6’0 ’19 Raja Milton (Independence)
There are a lot of different factors that go into championship-level programs, but getting players to buy-in to the team concept and operating within a role can be one of the most challenging obstacles. This Independence team has star-players or up-and-coming prospects at every position, but Raja Milton is as valuable as anyone on the roster. His intense, relentless style of play truly wears down opponents on both ends of the floor. Offensively, Milton is a quick-twitch point guard prospect that offers a terrific balance between attacking, shooting, and playmaking. He blows by the point of attack and typically finishes through contact at the rim, but also displayed impressive feel for his teammates and making the appropriate dump-off pass whenever available. Milton plays with very little regard for his own safety and willingly sacrifices himself for the betterment of the team.

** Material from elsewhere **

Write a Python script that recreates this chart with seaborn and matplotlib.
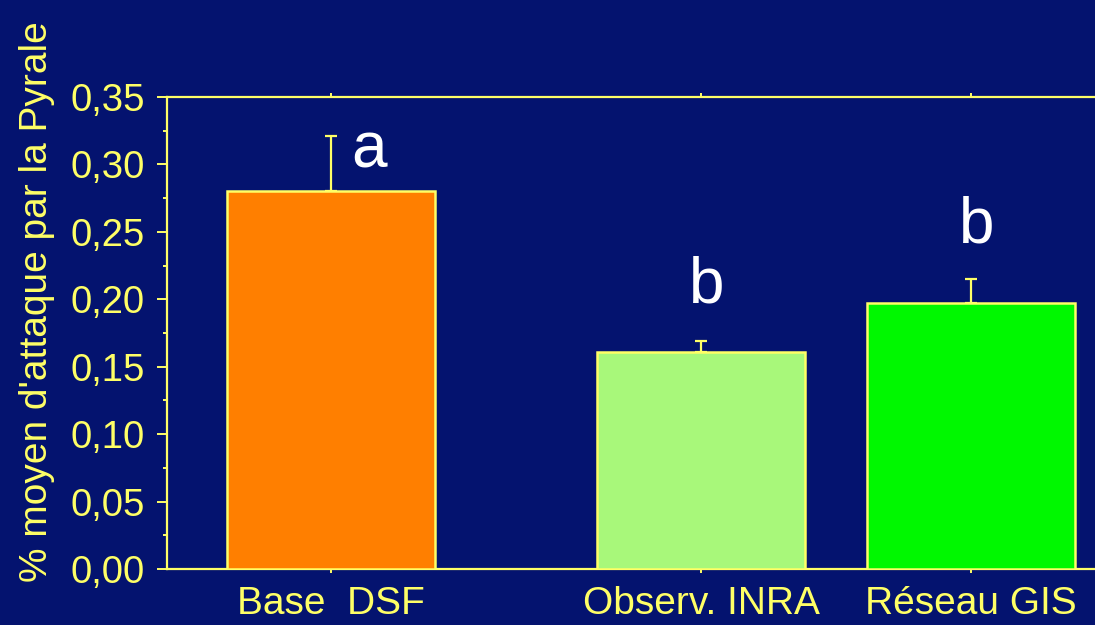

His two-way energy was unmatched and he was among the most frustrating defenders for opposing guards. Milton does everything on that end of the floor, communicating, closing-out, fighting through every screen, moves his feet so purposefully to mirror his assignment. Milton is a college-level player that should start being made a priority amongst programs, given his all-around intelligence and ability to contribute in any contest.
6’5 ’19 Jamal King (Wayne Christian/Winthrop Commit)
It was a worthwhile day of basketball, but it was nice to see Jamal King back and dominating with his original program. The Winthrop commit was phenomenal throughout the day, taking a leadership role, producing consistently, and displaying the ability to dominate his assignment. Big, strong, and athletic, King showed no fear of any opponent and utilized his body very well on both ends of the floor. On offense, he highlighted efficient three-level scoring chops, but really focused on simplifying the game and finding the favorable matchup. He did a great job of absorbing contact when attacking the basket, drawing fouls, and posting-up smaller opponents. King is quite a productive all-around player, able to rebound consistently, make plays for himself or others, and defend two to three positions at this level. He plays with a calm, steady demeanor, but he’s not afraid to take advantage when necessary. King is a reliable two-way player that could emerge as a prominent building block for Winthrop over the next few years.